My thinking is that with weight on the bike, the compression of the tire would cause some reduction in the effective circumference, but even if 8mm is significant, it seems like it is in the wrong direction for the speed discrepancy I am seeing. Wouldn't increasing the circumference setting actually increase the displayed speed for the same number of wheel revolutions in a given time?

Please tell me if my methodology is flawed, or if I am expecting too much from the Intuvia speedometer.

I do have another GPS (a Garmin Oregon) so I intend to repeat this experiment to see if I get the same results with the Garmin.
 
Sorry, not an answer- but I’m convinced my computer (Brose, on a 2018 Raleigh Redux) is exaggerating my speed and distance as well. So I’m curious to see what people have to say...
 
Please tell me if my methodology is flawed.
Alan ...

Bike computers calculate distance and speed from a tyre’s “circumference” (actually the tyre's perimeter) which, for your bike, is 2213mm.

Cicumference = 2213mm; therefore, radius = 352mm.

Let’s assume that a reasonably heavy rider squashes the tyre by 7mm. The distance from the centre of the wheel to where the tyre contacts the road is now 345mm.

Here’s my point: 345mm is NOT the tyre’s new radius. This is because the tyre is no longer a circle. As soon as the tyre ceases to be a circle (by having a flat section), we must stop using equations involving π, radius, diameter and circumference.

The distance around your tyre remains 2213mm (insignificant fractions of a millimetre ignored) and is not altered by having, for example, 50mm of curved tread changed into 50mm of flat tread.

... David
 
Last edited by a moderator:
Thanks for the explanation David. That pretty much confirms that my method of measuring circumference was sound.

I have calculated that with the setting of 2205 mm, 14 MPH would be 170.3 RPM for the wheel. If the setting was changed to 2213, 14 MPH is 169.7 RPM. I am thinking that would not make a significant difference in the speedometer reading. And again, assuming the Intuvia speedometer is already reading high, that change would be in the wrong direction.

So I am still trying to figure out why the Intuvia speedometer is so far off from the GPS speedometer.
 
Last edited:
Thanks for the explanation David. That pretty much confirms that my method of measuring circumference was sound.

I have calculated that with the setting of 2205 mm, 14 MPH would be 170.3 RPM for the wheel. If the setting was changed to 2213, 14 MPH is 169.7 RPM. I am thinking that would not make a significant difference in the speedometer reading. And again, assuming the Intuvia speedometer is already reading high, that change would be in the wrong direction.

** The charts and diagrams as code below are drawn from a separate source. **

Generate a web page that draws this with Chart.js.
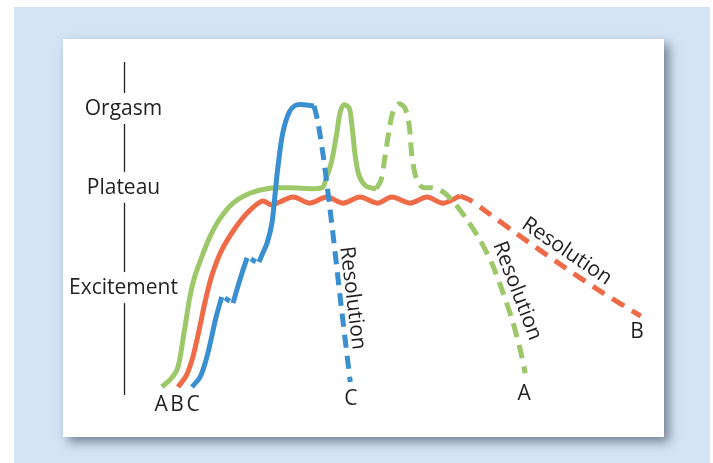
<!DOCTYPE html>
<html>
<head>
<meta charset="utf-8">
<script src="https://cdn.jsdelivr.net/npm/chart.js@4"></script>
<style>
  html, body { margin: 0; padding: 0; background: #fff; }
  body { width: 713px; height: 463px; position: relative; overflow: hidden; }
  .marco { position: absolute; left: 14px; top: 7px; width: 696px; height: 460px; background: #d4e4f4; }
  .tarjeta { position: absolute; left: 63px; top: 39px; width: 601px; height: 398px; background: #fff;
             box-shadow: 5px 5px 10px rgba(40, 50, 70, 0.55); }
  canvas { position: absolute; left: 0; top: 0; }
</style>
</head>
<body>
<div class="marco"></div>
<div class="tarjeta"></div>
<canvas id="chart-respuesta" width="713" height="463"></canvas>
<script>
// Curva de respuesta sexual - A, B, C

// Niveles del eje (etiquetas a la izquierda)
const etapas = ['Excitement', 'Plateau', 'Orgasm'];
const nivelesEtapa = [32.9, 62.4, 85.6];
const ejeDesde = 1.5;
const ejeHasta = 99.4;

// A (verde): excitacion -> meseta -> orgasmo (linea continua)
const verdeX = [7.0, 8.5, 9.8, 10.4, 11.0, 11.6, 12.2, 13.1, 14.4, 15.9, 17.8, 20.2, 23.3, 27.0, 30.7, 36.6,
                37.4, 38.5, 39.4, 40.0, 40.7, 41.7, 42.2, 42.8, 43.5, 44.8, 46.7];
const verdeY = [3.9, 5.9, 8.8, 12.7, 18.6, 24.5, 30.4, 36.3, 42.1, 48.0, 53.4, 57.9, 60.8, 62.3, 62.4, 62.4,
                65.0, 70.6, 78.5, 84.4, 86.8, 85.9, 80.9, 72.1, 66.2, 62.9, 62.1];
// A: segundo orgasmo y resolucion (discontinua)
const verdeResX = [46.7, 47.6, 48.3, 49.1, 49.8, 50.9, 52.0, 52.8, 53.3, 54.1, 55.2, 57.2, 59.1, 60.9, 63.3,
                   65.9, 68.1, 70.0, 71.9, 73.3, 74.3];
const verdeResY = [62.1, 64.7, 71.2, 79.4, 84.7, 87.1, 85.9, 80.9, 72.1, 65.3, 62.6, 62.4, 61.2, 58.5, 53.5,
                   47.1, 40.3, 32.4, 23.5, 15.3, 7.9];

// B (rojo): excitacion y meseta ondulada
const rojoX = [10.0, 11.5, 12.6, 13.5, 14.3, 15.0, 16.3, 18.1, 20.6, 23.0, 25.6, 27.4, 31.3, 34.4, 37.6, 40.6,
               43.7, 46.9, 49.6, 53.0, 56.1, 59.1, 62.2];
const rojoY = [3.8, 7.1, 11.8, 17.6, 23.5, 28.8, 36.8, 44.1, 50.6, 55.3, 58.5, 57.4, 59.7, 57.9, 59.7, 57.9,
               59.7, 57.9, 59.7, 57.9, 59.7, 57.9, 60.0];
const rojoResX = [62.2, 64.1, 67.2, 72.8, 80.7, 88.1, 95.7];
const rojoResY = [60.0, 58.8, 55.3, 48.8, 40.0, 32.1, 24.7];

// C (azul): excitacion escalonada, orgasmo, resolucion rapida
const azul1X = [12.6, 14.1, 15.2, 16.1, 17.0, 18.1];
const azul1Y = [3.8, 6.8, 11.8, 17.6, 24.1, 30.3];
const azulPaso1X = [18.7, 19.6];
const azulPaso1Y = [30.0, 29.1];
const azul2X = [20.2, 20.9, 21.9, 22.8];
const azul2Y = [28.5, 32.4, 37.6, 41.8];
const azulPaso2X = [23.5, 24.4];
const azulPaso2Y = [41.5, 40.6];
const azul3X = [25.0, 25.7, 26.5, 27.4, 28.0, 28.5, 29.4, 30.6, 32.0, 35.2];
const azul3Y = [40.6, 43.2, 46.2, 52.1, 60.9, 68.5, 78.5, 84.7, 86.8, 86.5];
const azulResX = [35.2, 35.9, 37.0, 38.5, 40.2, 41.9];
const azulResY = [86.5, 81.8, 70.6, 51.5, 27.9, 5.3];

// Letras y textos de resolucion
const letrasInicio = ['A', 'B', 'C'];
const letrasInicioX = [6.9, 9.8, 12.8];
const letrasInicioY = -3.2;
const letrasFin = ['A', 'B', 'C'];
const letrasFinX = [74.1, 95.0, 42.0];
const letrasFinY = [0.0, 18.2, -1.5];
const resolucionX = [72.8, 82.0, 42.3];
const resolucionY = [32.1, 43.7, 30.0];
const resolucionAngulo = [69, 34, 83];

const COLORS = {
    verde: '#9dc86a',
    rojo: '#ef6a46',
    azul: '#3a8fd1',
    texto: '#231f20'
};
const FUENTE = '"Open Sans", "Noto Sans", sans-serif';

function puntos(xs, ys) {
    return xs.map((x, i) => ({ x: x, y: ys[i] }));
}

function serie(xs, ys, color, dash) {
    return {
        data: puntos(xs, ys),
        borderColor: color,
        borderWidth: 5,
        borderDash: dash || [],
        borderCapStyle: 'butt',
        tension: 0.3,
        pointRadius: 0,
        fill: false,
        clip: false
    };
}

const textos = {
    id: 'textos',
    afterDatasetsDraw(chart) {
        const ctx = chart.ctx;
        const { x, y } = chart.scales;
        ctx.save();
        ctx.fillStyle = COLORS.texto;
        ctx.strokeStyle = COLORS.texto;
        ctx.font = '21px ' + FUENTE;
        ctx.textAlign = 'center';
        ctx.textBaseline = 'middle';

        // eje vertical con huecos para las etiquetas
        const ax = Math.round(x.getPixelForValue(0)) + 0.5;
        let yAbajo = y.getPixelForValue(ejeDesde);
        ctx.lineWidth = 1.3;
        etapas.forEach((et, i) => {
            const yc = y.getPixelForValue(nivelesEtapa[i]);
            ctx.beginPath();
            ctx.moveTo(ax, yAbajo);
            ctx.lineTo(ax, yc + 15);
            ctx.stroke();
            ctx.fillText(et, ax - 1, yc);
            yAbajo = yc - 16;
        });
        ctx.beginPath();
        ctx.moveTo(ax, yAbajo);
        ctx.lineTo(ax, y.getPixelForValue(ejeHasta));
        ctx.stroke();

        // letras
        ctx.font = '21px ' + FUENTE;
        ctx.textBaseline = 'alphabetic';
        letrasInicio.forEach((l, i) => {
            ctx.fillText(l, x.getPixelForValue(letrasInicioX[i]), y.getPixelForValue(letrasInicioY));
        });
        letrasFin.forEach((l, i) => {
            ctx.fillText(l, x.getPixelForValue(letrasFinX[i]), y.getPixelForValue(letrasFinY[i]));
        });

        // "Resolution" girado
        ctx.font = '21px ' + FUENTE;
        ctx.textBaseline = 'middle';
        resolucionX.forEach((rx, i) => {
            ctx.save();
            ctx.translate(x.getPixelForValue(rx), y.getPixelForValue(resolucionY[i]));
            ctx.rotate(resolucionAngulo[i] * Math.PI / 180);
            ctx.fillText('Resolution', 0, 0);
            ctx.restore();
        });
        ctx.restore();
    }
};

const ctx = document.getElementById('chart-respuesta').getContext('2d');
new Chart(ctx, {
    type: 'line',
    data: {
        datasets: [
            serie(azul1X, azul1Y, COLORS.azul),
            serie(azulPaso1X, azulPaso1Y, COLORS.azul),
            serie(azul2X, azul2Y, COLORS.azul),
            serie(azulPaso2X, azulPaso2Y, COLORS.azul),
            serie(azul3X, azul3Y, COLORS.azul),
            serie(azulResX, azulResY, COLORS.azul, [13, 8]),
            serie(verdeX, verdeY, COLORS.verde),
            serie(verdeResX, verdeResY, COLORS.verde, [14, 8]),
            serie(rojoX, rojoY, COLORS.rojo),
            serie(rojoResX, rojoResY, COLORS.rojo, [14, 9])
        ]
    },
    options: {
        responsive: false,
        animation: false,
        layout: { padding: { left: 124, right: 49, top: 60, bottom: 63 } },
        plugins: { legend: { display: false }, tooltip: { enabled: false } },
        scales: {
            x: { type: 'linear', min: 0, max: 100, display: false },
            y: { type: 'linear', min: 0, max: 100, display: false }
        }
    },
    plugins: [textos]
});
</script>
</body>
</html>
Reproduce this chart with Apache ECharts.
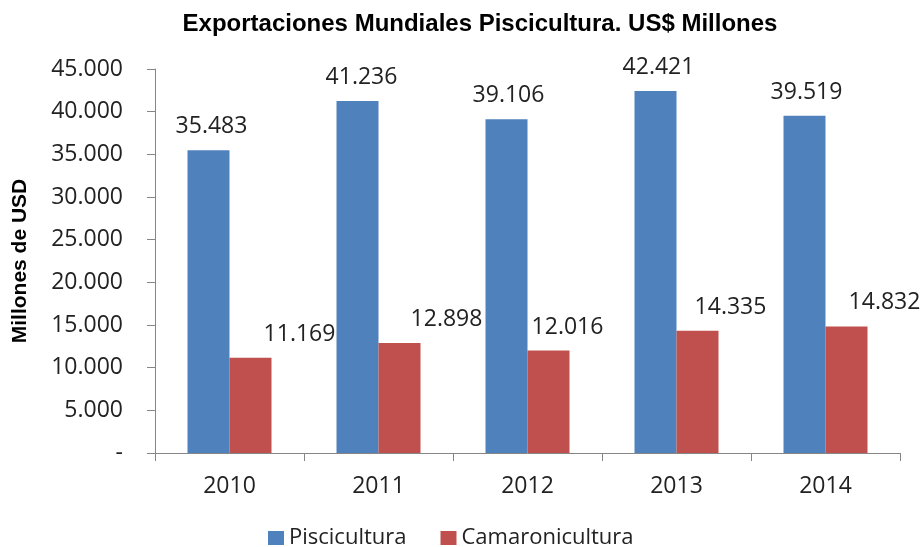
<!DOCTYPE html>
<html>
<head>
<meta charset="utf-8">
<script src="https://cdn.jsdelivr.net/npm/echarts@6/dist/echarts.min.js"></script>
<style>
  html, body { margin: 0; padding: 0; background: #fff; }
  #chart { width: 923px; height: 547px; }
</style>
</head>
<body>
<div id="chart"></div>
<script>
// datos
const years = ["2010", "2011", "2012", "2013", "2014"];
const piscicultura = [35483, 41236, 39106, 42421, 39519];
const camaronicultura = [11169, 12898, 12016, 14335, 14832];

// desplazamiento horizontal de etiquetas (Excel las corre a un lado)
const pisciLabelShift = [3, 4, 2, 3, 2];
const camaronLabelShift = [49, 47, 19, 33, 38];

const fmt = (v) => {
  if (v === 0) return "-";
  return String(v).replace(/\B(?=(\d{3})+(?!\d))/g, ".");
};

const labelFont = "'Open Sans', 'DejaVu Sans', sans-serif";
const boldFont = "'Liberation Sans', Arial, sans-serif";

const chart = echarts.init(document.getElementById("chart"));

const barLabel = {
  show: true,
  position: "top",
  distance: 12,
  formatter: (p) => fmt(p.value),
  fontFamily: labelFont,
  fontSize: 23,
  color: "#222",
};

const option = {
  animation: false,
  title: {
    text: "Exportaciones Mundiales Piscicultura. US$ Millones",
    left: 475,
    textAlign: "center",
    top: 7,
    textStyle: {
      fontFamily: boldFont,
      fontWeight: "bold",
      fontSize: 24,
      color: "#000",
    },
  },
  legend: {
    top: 522,
    left: 263,
    itemWidth: 16,
    itemHeight: 14,
    itemGap: 34,
    icon: "rect",
    textStyle: { fontFamily: labelFont, fontSize: 22, color: "#222" },
    data: ["Piscicultura", "Camaronicultura"],
  },
  grid: { left: 155, right: 23, top: 69, bottom: 94 },
  xAxis: {
    type: "category",
    data: years,
    axisLine: { lineStyle: { color: "#868686" } },
    axisTick: { show: true, length: 8, lineStyle: { color: "#868686" } },
    axisLabel: { fontFamily: labelFont, fontSize: 23, color: "#222", margin: 22 },
  },
  yAxis: {
    type: "value",
    min: 0,
    max: 45000,
    interval: 5000,
    name: "Millones de USD",
    nameLocation: "middle",
    nameGap: 124,
    nameTextStyle: {
      fontFamily: boldFont,
      fontWeight: "bold",
      fontSize: 21,
      color: "#000",
    },
    axisLine: { show: true, lineStyle: { color: "#868686" } },
    axisTick: { show: true, length: 8, lineStyle: { color: "#868686" } },
    splitLine: { show: false },
    axisLabel: {
      formatter: fmt,
      fontFamily: labelFont,
      fontSize: 23,
      color: "#222",
      margin: 32,
    },
  },
  series: [
    {
      name: "Piscicultura",
      type: "bar",
      barWidth: 42,
      barGap: "0%",
      itemStyle: { color: "#4F81BD" },
      data: piscicultura.map((v, i) => ({
        value: v,
        label: { offset: [pisciLabelShift[i], 0] },
      })),
      label: barLabel,
    },
    {
      name: "Camaronicultura",
      type: "bar",
      barWidth: 42,
      barGap: "0%",
      itemStyle: { color: "#C0504D" },
      data: camaronicultura.map((v, i) => ({
        value: v,
        label: { offset: [camaronLabelShift[i], 0] },
      })),
      label: barLabel,
    },
  ],
};

chart.setOption(option);
</script>
</body>
</html>
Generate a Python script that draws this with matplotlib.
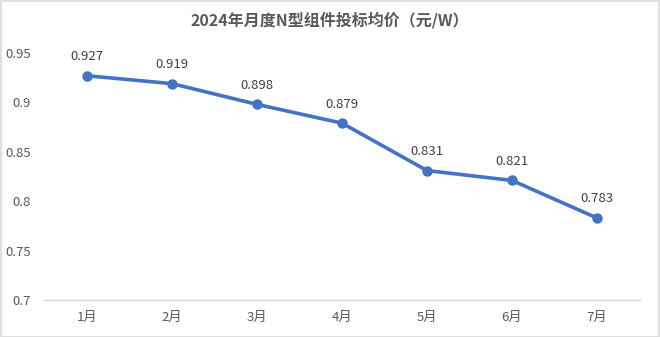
import matplotlib
matplotlib.use("Agg")
import matplotlib.pyplot as plt
from matplotlib.patches import Rectangle

plt.rcParams['font.family'] = ['Noto Sans CJK SC', 'DejaVu Sans']

months = ["1月", "2月", "3月", "4月", "5月", "6月", "7月"]
prices = [0.927, 0.919, 0.898, 0.879, 0.831, 0.821, 0.783]
yticks = [0.7, 0.75, 0.8, 0.85, 0.9, 0.95]
ytick_labels = ["0.7", "0.75", "0.8", "0.85", "0.9", "0.95"]
title = "2024年月度N型组件投标均价（元/W）"

fig = plt.figure(figsize=(6.6, 3.37), dpi=100)
fig.patches.append(Rectangle((0.001, 0.001), 0.997, 0.996, transform=fig.transFigure,
                             fill=False, edgecolor="#D9D9D9", linewidth=1.2))
ax = fig.add_axes([0.0674, 0.1098, 0.9016, 0.7329])

x = list(range(len(months)))
ax.plot(x, prices, color="#4472C4", linewidth=2.6, marker="o", markersize=6.5,
        markerfacecolor="#4472C4", markeredgecolor="#4472C4", zorder=3)
for xi, v in zip(x, prices):
    ax.annotate(f"{v:.3f}", (xi, v), xytext=(0, 9), textcoords="offset points",
                ha="center", va="bottom", fontsize=9.5, color="#404040")

ax.set_xlim(-0.5, len(months) - 0.5)
ax.set_ylim(0.7, 0.95)
ax.set_xticks(x)
ax.set_xticklabels(months)
ax.set_yticks(yticks)
ax.set_yticklabels(ytick_labels)
ax.tick_params(axis="both", length=0, labelsize=9.5, labelcolor="#595959")
ax.tick_params(axis="x", pad=8)
ax.tick_params(axis="y", pad=10)
for s in ["top", "right", "left"]:
    ax.spines[s].set_visible(False)
ax.spines["bottom"].set_color("#D9D9D9")
ax.spines["bottom"].set_linewidth(1)

fig.text(0.5, 0.94, title, ha="center", va="center", fontsize=11.5,
         fontweight="bold", color="#595959")

fig.savefig("out.png", dpi=100)
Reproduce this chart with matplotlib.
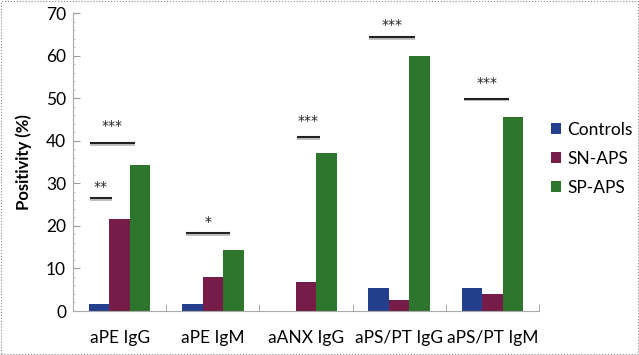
import matplotlib
matplotlib.use("Agg")
import matplotlib.pyplot as plt
import numpy as np
from matplotlib.patches import Rectangle

categories = ["aPE IgG", "aPE IgM", "aANX IgG", "aPS/PT IgG", "aPS/PT IgM"]
controls = [1.7, 1.7, 0.0, 5.4, 5.4]
sn_aps = [21.6, 8.0, 6.7, 2.6, 4.0]
sp_aps = [34.3, 14.3, 37.1, 60.0, 45.6]
series_names = ["Controls", "SN-APS", "SP-APS"]
colors = ["#233f8e", "#761c48", "#2d752d"]

# significance annotations: (category index, x start offset, x end offset, line y, star text, star y)
sig = [
    (0, -0.32, 0.16, 39.5, "***", 43.4),
    (0, -0.32, -0.08, 26.5, "**", 29.2),
    (1, -0.29, 0.18, 18.3, "*", 21.0),
    (2, -0.10, 0.15, 40.8, "***", 44.6),
    (3, -0.32, 0.17, 64.4, "***", 67.2),
    (4, -0.30, 0.18, 49.9, "***", 53.6),
]

plt.rcParams['font.family'] = ['Lato', 'DejaVu Sans']

fig = plt.figure(figsize=(6.39, 3.55), dpi=100)
ax = fig.add_axes([73/639, 44/355, (539-73)/639, (311-13)/355])

x = np.arange(len(categories))
w = 0.22
for i, (vals, name, c) in enumerate(zip([controls, sn_aps, sp_aps], series_names, colors)):
    ax.bar(x + (i - 1) * w, vals, w, color=c, label=name, edgecolor='none')

for ci, x0, x1, ly, txt, sy in sig:
    ax.plot([ci + x0, ci + x1], [ly - 0.45, ly - 0.45], color='#bbbbbb', lw=1.3, solid_capstyle='butt')
    ax.plot([ci + x0, ci + x1], [ly, ly], color='#222222', lw=1.5, solid_capstyle='butt')
    ax.text(ci + (x0 + x1) / 2, sy, txt, ha='center', va='center', fontsize=10,
            family=['DejaVu Sans'], color='#222222')

ax.set_xlim(-0.5, len(categories) - 0.5)
ax.set_ylim(0, 70)
ax.set_yticks(range(0, 71, 10))
ax.set_yticks(np.arange(0, 71, 2), minor=True)
ax.set_xticks(x)
ax.set_xticklabels(categories)
ax.set_xticks(np.arange(-0.5, len(categories), 1.0), minor=True)
ax.tick_params(axis='x', which='major', length=0, pad=14, labelsize=12.5)
ax.tick_params(axis='x', which='minor', length=5, color='#999999', direction='in')
ax.tick_params(axis='y', which='major', length=5, color='#999999', direction='in', labelsize=12.5, pad=5)
ax.tick_params(axis='y', which='minor', length=1.5, color='#bbbbbb', direction='in')
for s in ['top', 'right']:
    ax.spines[s].set_visible(False)
for s in ['left', 'bottom']:
    ax.spines[s].set_color('#aaaaaa')
    ax.spines[s].set_linewidth(0.8)
ax.set_ylabel("Positivity (%)", fontsize=12, fontweight='bold', labelpad=10)

leg = ax.legend(loc='center left', frameon=False,
                fontsize=12.5, handlelength=0.6, handleheight=0.6, handletextpad=0.35, labelspacing=0.75,
                borderaxespad=0, borderpad=0)
leg.set_bbox_to_anchor((551/639, 196/355), transform=fig.transFigure)

fig.patches.append(Rectangle((0.002, 0.003), 0.996, 0.994, transform=fig.transFigure,
                             fill=False, edgecolor='#888888', lw=0.8, linestyle=':'))

fig.savefig("out.png", dpi=100)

So I am still trying to figure out why the Intuvia speedometer is so far off from the GPS speedometer.

I don't think the GPS speed is an accurate measurement at any specific point in time. I understand that it's an average from your unit and the satellite feed which is not instantaneous. Contact your GPS manufacturer to verify your unit. I'm ok with a physical measurement rather than a triangulated measurement from a satellite above the atmosphere interpreted by another calculation in the receiver.
 
Your methodology is not flawed.

My guess is that what you are seeing has much more to do with how a GPS computes your speed than to any systematic error on the part of either the Intuvia or your GPS.

One experiment is to find a very straight section of road and ride your bike very consistently straight and at a consistent speed. Both the GPS and the Intuvia should end up very close.

My guess is that your GPS is taking position samples every few seconds, calculating the distance between those positions, and then dividing by the sample time to calculate your speed. The glaring flaw in that approach is that your GPS assumes that you are moving in a straight line during the sample period. So if the sample time is fairly large (e.g. 5-10 seconds) and the road is fairly curvy, the GPS will consistently understate your speed.
 
On the few occasions I've hooked up my Garmin Virb for my commute, I also suspected the Bosch Intuvia was slightly exaggerating my speed. I never came to a solid conclusion since the camera requires the user to synchronize the video files with the GPS files and I never has assurance that I was performing that synchronization exactly. But from what I could tell by comparing my video clips which captured the Intuvia display, the Intuvia speed was about 1 mph faster vs the GPS speed.